I don't know what the official signs of a good house warming party are - having never thrown one before - but if they involve an unidentified cheesecake in your fridge, the next door neighbours' table in your living room and a mural featuring man eating fish, bits of genitalia that look like drag queens and depressed elephants stuck haphazardly on your wall, then I think I can safely say that last night's event was excellent. Even if I was already quite significantly drunk by the time everybody turned up (note: all of the Japanese guests turned up at exactly 8 o clock, which is what it said on the invitation. All of the non-Japanese guests turned up whenever they felt like it, ranging from 8.15 to 11.30, and showed some surprise that there was nothing hot left to eat. I'm still expecting some people to arrive at around about now and ask where the vodka shots are).

It was obviously a good party, because I wasn't even slightly prepared for it. Luckily I had the foresight to invite my lovely next door neighbours (the old couple who wake me up early in the morning but who I like very much regardless, which is saying something), and they not only turned up with six plates of hot, homemade Japanese food (which trumped my bowl of marshmallows, even if they did have bits of jam in the middle of them), they brought their table, their plates, their glasses and their cushions: without which it would have been less a party, and more twenty five people standing in a circle and telling each other they were hungry and wanted to sit down.

It was a roaring success, frankly. Three generations, six nationalities; beer, wine, spirits and food from all over the world. There wasn't a pause; not an argument, not a hiccup, not the slightest bit of tension. Friends turned up and immediately started cooking food for everyone; every single person turned up with a gift of some kind or another. Not one thing got broken; an hour of moving bottles and cans to the tip, and the house is as it was at 7.30 last night. Even more astonishingly, I woke up this morning and discovered that someone - and I suspect I know exactly who, because she promised me she would help make it less terrifying days and days ago - had washed up. Everything. Every single glass, pot, pan and plate. My house was probably less messy this morning than it was eighteen hours ago, because some of those glasses and pots had never been washed, and had been in storage for the past year and a half.
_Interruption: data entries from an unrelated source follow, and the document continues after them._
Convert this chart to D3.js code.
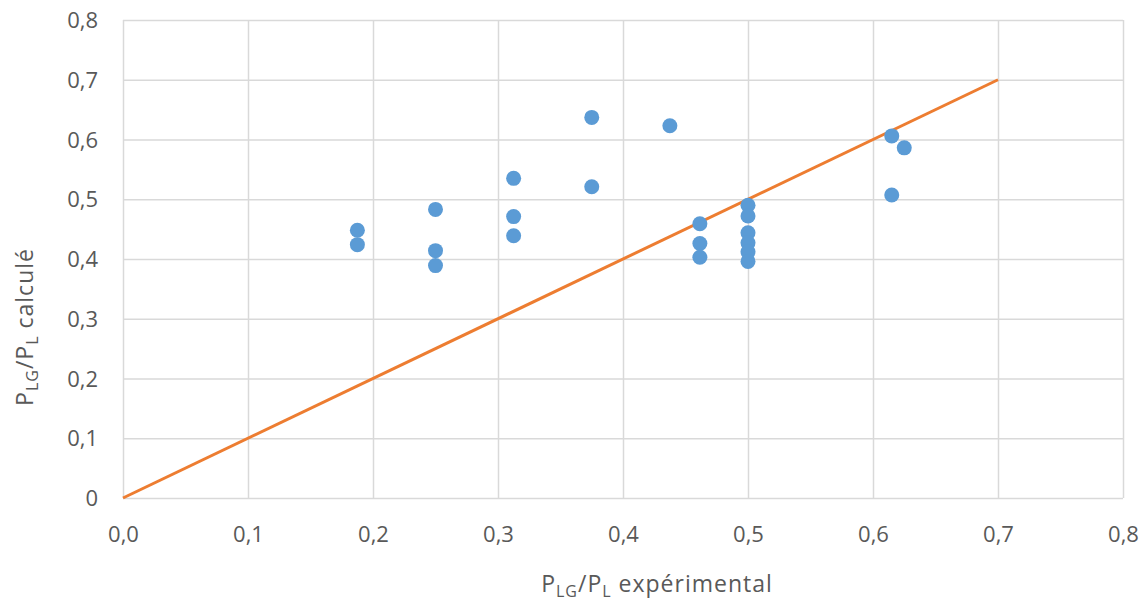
<!DOCTYPE html>
<html>
<head>
<meta charset="utf-8">
<script src="https://cdn.jsdelivr.net/npm/d3@7"></script>
<style>
  body { margin: 0; background: #fff; }
  text { font-family: "Open Sans", "Liberation Sans", sans-serif; fill: #595959; }
</style>
</head>
<body>
<div id="chart"></div>
<script>
// P_LG/P_L experimental (x) vs calculated (y)
const xExp = [0.1875, 0.1875, 0.25, 0.25, 0.25, 0.3125, 0.3125, 0.3125, 0.375, 0.375,
  0.4375, 0.4615, 0.4615, 0.4615, 0.5, 0.5, 0.5, 0.5, 0.5, 0.5, 0.615, 0.615, 0.625];
const yCalc = [0.448, 0.424, 0.483, 0.414, 0.389, 0.535, 0.471, 0.439, 0.637, 0.521,
  0.623, 0.459, 0.426, 0.403, 0.490, 0.472, 0.444, 0.427, 0.412, 0.396, 0.606, 0.507, 0.586];
const refLine = [[0, 0], [0.7, 0.7]];
const xTicks = [0, 0.1, 0.2, 0.3, 0.4, 0.5, 0.6, 0.7, 0.8];
const yTicks = [0, 0.1, 0.2, 0.3, 0.4, 0.5, 0.6, 0.7, 0.8];

const width = 1148, height = 602;
const margin = { top: 20, right: 25, bottom: 104, left: 123 };
const innerW = width - margin.left - margin.right;
const innerH = height - margin.top - margin.bottom;

const svg = d3.select('#chart').append('svg')
  .attr('width', width)
  .attr('height', height);

const chart = svg.append('g')
  .attr('transform', `translate(${margin.left},${margin.top})`);

const xScale = d3.scaleLinear().domain([0, 0.8]).range([0, innerW]);
const yScale = d3.scaleLinear().domain([0, 0.8]).range([innerH, 0]);

const fmtX = d => d3.format('.1f')(d).replace('.', ',');
const fmtY = d => d === 0 ? '0' : d3.format('.1f')(d).replace('.', ',');

// gridlines + tick labels
chart.append('g')
  .attr('transform', `translate(0,${innerH})`)
  .call(d3.axisBottom(xScale).tickValues(xTicks).tickSize(-innerH).tickFormat(fmtX))
  .call(g => g.select('.domain').remove())
  .call(g => g.selectAll('.tick line').attr('stroke', '#d9d9d9').attr('stroke-width', 1.5))
  .call(g => g.selectAll('.tick text').attr('dy', 0).attr('y', 44)
    .style('font-size', '22px').attr('fill', '#595959'));

chart.append('g')
  .call(d3.axisLeft(yScale).tickValues(yTicks).tickSize(-innerW).tickFormat(fmtY))
  .call(g => g.select('.domain').remove())
  .call(g => g.selectAll('.tick line').attr('stroke', '#d9d9d9').attr('stroke-width', 1.5))
  .call(g => g.selectAll('.tick text').attr('x', -25).attr('dy', '0.35em')
    .style('font-size', '22px').attr('fill', '#595959'));

// 1:1 line
chart.append('path')
  .datum(refLine)
  .attr('fill', 'none')
  .attr('stroke', '#ED7D31')
  .attr('stroke-width', 3)
  .attr('d', d3.line().x(d => xScale(d[0])).y(d => yScale(d[1])));

// points
chart.selectAll('circle')
  .data(xExp.map((x, i) => [x, yCalc[i]]))
  .join('circle')
  .attr('cx', d => xScale(d[0]))
  .attr('cy', d => yScale(d[1]))
  .attr('r', 7.5)
  .attr('fill', '#5B9BD5');

// axis titles with subscripts
function subTitle(sel, tail) {
  sel.append('tspan').text('P');
  sel.append('tspan').attr('dy', 5).style('font-size', '16px').text('LG');
  sel.append('tspan').attr('dy', -5).text('/P');
  sel.append('tspan').attr('dy', 5).style('font-size', '16px').text('L');
  sel.append('tspan').attr('dy', -5).text(tail);
}

const xt = svg.append('text')
  .attr('x', 657)
  .attr('y', 592)
  .attr('text-anchor', 'middle')
  .style('font-size', '23px')
  .style('letter-spacing', '1px');
subTitle(xt, ' expérimental');

const yt = svg.append('text')
  .attr('transform', 'translate(33,327) rotate(-90)')
  .attr('text-anchor', 'middle')
  .style('font-size', '23px')
  .style('letter-spacing', '1px');
subTitle(yt, ' calculé');
</script>
</body>
</html>
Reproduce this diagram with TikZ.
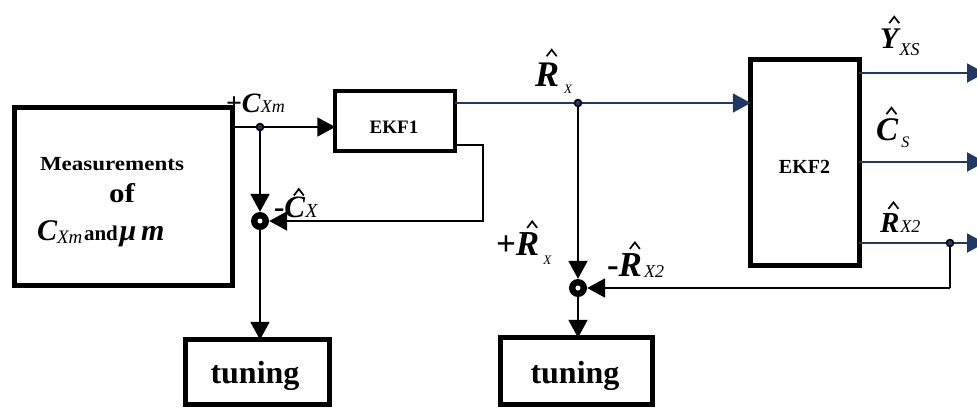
\documentclass[tikz,border=0pt]{standalone}
\usepackage{fontspec}
\setmainfont{Liberation Serif}
\usetikzlibrary{arrows.meta}
\definecolor{navy}{RGB}{31,56,100}
\newcommand\fs[1]{\fontsize{#1}{#1}\selectfont}
\newcommand\hatl[2][4pt]{\setbox0\hbox{#2}\rlap{\hbox to\wd0{\hss\kern0.26em\raisebox{\dimexpr0.66em+#1\relax}{\tikz[x=1pt,y=1pt,baseline=0pt]\draw[black,line width=1.7pt,line join=miter,line cap=butt] (-5,0) -- (0,6.5) -- (5,0);}\hss}}\box0}
\begin{document}
\begin{tikzpicture}[x=1pt,y=-1pt,
  blk/.style={draw, line width=4.5pt, inner sep=0pt, outer sep=0pt, font=\bfseries},
  conn/.style={line width=2pt, black},
  bconn/.style={line width=2pt, navy},
  tip/.style={-{Triangle[length=18pt,width=19pt]}},
  lbl/.style={inner sep=0pt, outer sep=0pt, anchor=base west},
  jdot/.style={circle, draw=black, fill=navy, line width=1.5pt, inner sep=0pt, minimum size=7pt},
  sum/.style={circle, fill=black, inner sep=0pt, minimum size=18pt}]
\useasboundingbox (0,0) rectangle (977,408);
\clip (0,0) rectangle (977,408);

% blocks
\node[blk, minimum width=218pt, minimum height=178pt] (meas) at (123.5,196.5) {};
\node[blk, line width=4pt, minimum width=119.5pt, minimum height=60pt] (ekf1) at (395,120.5) {};
\node[blk, line width=5pt, minimum width=108.5pt, minimum height=206pt] (ekf2) at (805,162.5) {};
\node[blk, line width=5pt, minimum width=144pt, minimum height=64.5pt] (tun1) at (257.5,372) {};
\node[blk, line width=5pt, minimum width=152pt, minimum height=66.5pt] (tun2) at (576.5,371) {};

% block texts
\node[lbl, anchor=base] (tm1) at (112,170) {\scalebox{1.15}[1]{\fs{20}\bfseries Measurements}};
\node[lbl, anchor=base] (tm2) at (122,202) {\scalebox{1.15}[1]{\fs{27}\bfseries of}};
\node[lbl] (tm3) at (37,240) {{\fs{30}\bfseries\itshape C}\raisebox{-3pt}{\fs{19}\itshape Xm}\,{\fs{21}\bfseries and}\,{\fs{30}\bfseries\itshape μ\,m}};
\node[lbl, anchor=base] (te1) at (394,133) {\fs{19}\bfseries EKF1};
\node[lbl, anchor=base] (te2) at (804.5,173) {\fs{20}\bfseries EKF2};
\node[lbl, anchor=base] (tt1) at (255,383) {\fs{32}\bfseries tuning};
\node[lbl, anchor=base] (tt2) at (575,383) {\fs{32}\bfseries tuning};

% junctions and summing points
\coordinate (j1) at (260,127);
\coordinate (j2) at (578,103);
\coordinate (j3) at (950,243);
\node[sum] (s1) at (260,221) {};
\node[sum] (s2) at (578,288) {};
\coordinate (c1) at (483,145);
\coordinate (c2) at (483,221);
\coordinate (c3) at (950,288);
\coordinate (o1) at (985,73);
\coordinate (o2) at (985,162);
\coordinate (o3) at (985,243);

% connectors
\draw[conn] (meas.east|-j1) -- (j1);
\draw[conn,tip] (j1) -- (ekf1.west|-j1);
\draw[conn,tip] (j1) -- (s1.north);
\draw[conn,tip] (ekf1.east|-c1) -- (c1) -- (c2) -- (s1.east);
\draw[conn,tip] (s1.south) -- (s1.south|-tun1.north);
\draw[bconn] (ekf1.east|-j2) -- (j2);
\draw[bconn,tip] (j2) -- (ekf2.west|-j2);
\draw[conn,tip] (j2) -- (s2.north);
\draw[conn,tip] (s2.south) -- (s2.south|-tun2.north);
\draw[bconn,tip] (ekf2.east|-o1) -- (o1);
\draw[bconn,tip] (ekf2.east|-o2) -- (o2);
\draw[bconn] (ekf2.east|-j3) -- (j3);
\draw[bconn,tip] (j3) -- (o3);
\draw[conn] (j3) -- (c3);
\draw[conn,tip] (c3) -- (s2.east);

\fill[white] (s1) circle (2.5pt);
\fill[white] (s2) circle (2.5pt);
\node[jdot] at (j1) {};
\node[jdot] at (j2) {};
\node[jdot] at (j3) {};

% signal labels
\node[lbl] (l1) at (226,112) {\fs{28}\textbf{+}\textbf{\textit{C}}{\fs{18}\itshape Xm}};
\node[lbl] (l2) at (274,217) {\fs{31}\textbf{-}\hatl[1pt]{\textbf{\textit{C}}}{\fs{20}\itshape X}};
\node[lbl] (l3) at (535,86) {\fs{36}\hatl[6pt]{\textbf{\textit{R}}}\kern5pt\raisebox{-7pt}{\fs{13}\itshape X}};
\node[lbl] (l4) at (496,255) {\fs{35}\textbf{+}\hatl{\textbf{\textit{R}}}\kern4pt\raisebox{-9pt}{\fs{13}\itshape X}};
\node[lbl] (l5) at (607,276) {\fs{35}\textbf{-}\hatl{\textbf{\textit{R}}}\kern2pt\raisebox{-1pt}{\fs{18}\itshape X2}};
\node[lbl] (l6) at (880,48) {\fs{30}\hatl[5pt]{\textbf{\textit{Y}}}\kern-1pt\raisebox{-7pt}{\fs{18}\itshape XS}};
\node[lbl] (l7) at (876,140) {\fs{33}\hatl{\textbf{\textit{C}}}\kern3pt\raisebox{-7pt}{\fs{16}\itshape S}};
\node[lbl] (l8) at (880,232) {\fs{29}\hatl{\textbf{\textit{R}}}\kern1pt{\fs{18}\itshape X2}};
\end{tikzpicture}
\end{document}
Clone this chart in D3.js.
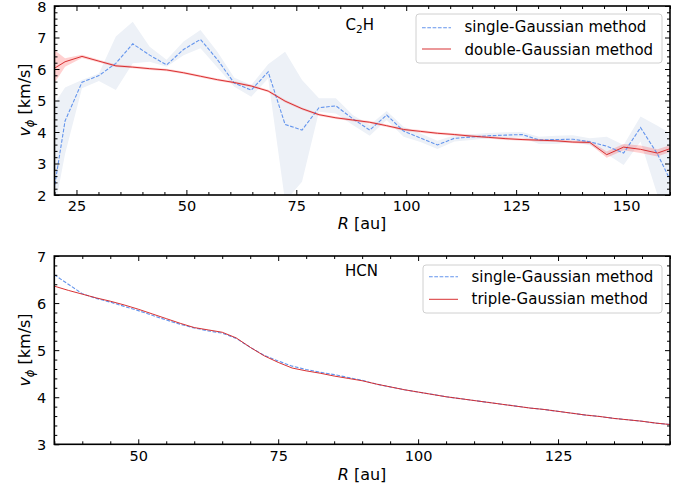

I've never really understood the concept of a 'house warming party' before - the temperature of a house doesn't even vaguely change just because lots of people have spilt beer all over its floors - but I think I do now. Friends oohed and aahed over my home decor (which made me like both friends and home decor more) and they laughed and shouted and chatted each other up and introduced a dangerous beer bong that made everybody ridiculously drunk and drew a big picture for me and brought gifts and loaded my house with food and drinks and cigarettes and generally welcoming good humour. They told me how glad they were that I was there, and how much fun they were having; they discussed plans for beach barbeques and camping trips and dinner parties and wheelchair races (more about that at another time), and they invited me to all of them. And - after a year (possibly longer) of incredible loneliness and isolation abroad, that felt..... good. Really, really good.

And - when they all held their glasses up and cheered me and my arrival in Nichinan - I can honestly say  I finally understood why people have parties. Because I felt thoroughly warm, and I think my house did too.